The growth of foreign fashion houses here has also lifted domestic brands.

“When foreign luxury fashion labels began entering the market in the Nineties, top domestic designers, who suddenly saw the repressed demand for such apparel, began investing in more expensive, higher-quality collections to compete,” said Alexandre Herchcovitch, the only Brazilian designer who shows during the New York runway collections.

Oskar Metsavaht, the designer-owner of Osklen, a top local sportswear brand, agreed: “Before European fashion names came here, most domestic stylists were copying them. But when Europeans began coming to Brazil, they forced domestic stylists to become more original, better quality brands, some of which, as a result, now export their collections.”

A number of top foreign fashion brands haven’t yet arrived here, or have a very small presence, like Ralph Lauren, Hermès, Issey Miyake, Kenzo and Calvin Klein (which only sells jeans and underwear here). Others, like Gucci, Prada, Chanel and Dolce & Gabbana, will likely have a bigger presence in the near future than the corner-size spaces they now have in Daslu, said Silvio Passarelli, the director of the M.B.A. program for fashion management at FAAP, a São Paulo university.

“The foreign fashion luxury brands not yet here are waiting for the best moment to enter this market. Those minimally positioned here, like Gucci, Chanel and Prada — with corners in Daslu — are also waiting for the right time to increase their presence,” said Passarelli. “Most are prioritizing China, Russia and places like Dubai, where the luxury market is booming.
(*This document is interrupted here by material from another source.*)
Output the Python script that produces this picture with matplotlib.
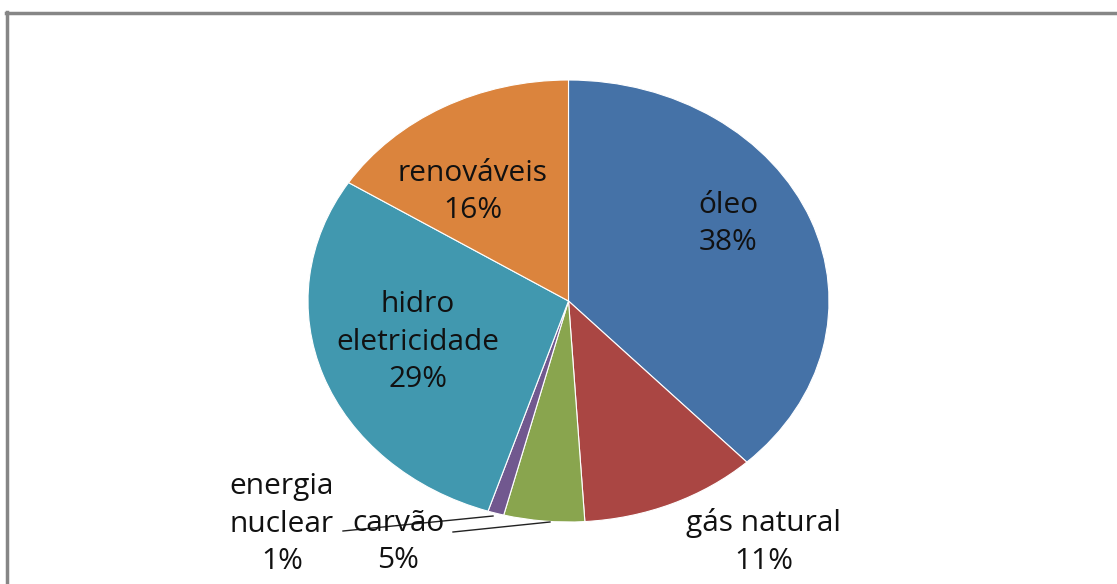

But give them five years and they will be here or will have a stronger foothold here.”

Fernanda Boghosian Rossi, Brazilian director of the Versace and Cavalli franchises, concurred. “Brazil’s foreign fashion brands may not be enjoying the boom that is occurring in China, where Versace plans to open 12 stores in the next three years,” said Rossi. “But that doesn’t mean business is bad in Brazil. Versace’s and Cavalli’s sales grew by 10 percent and 15 percent, respectively, in 2007 because, even though competition is growing, so is demand.”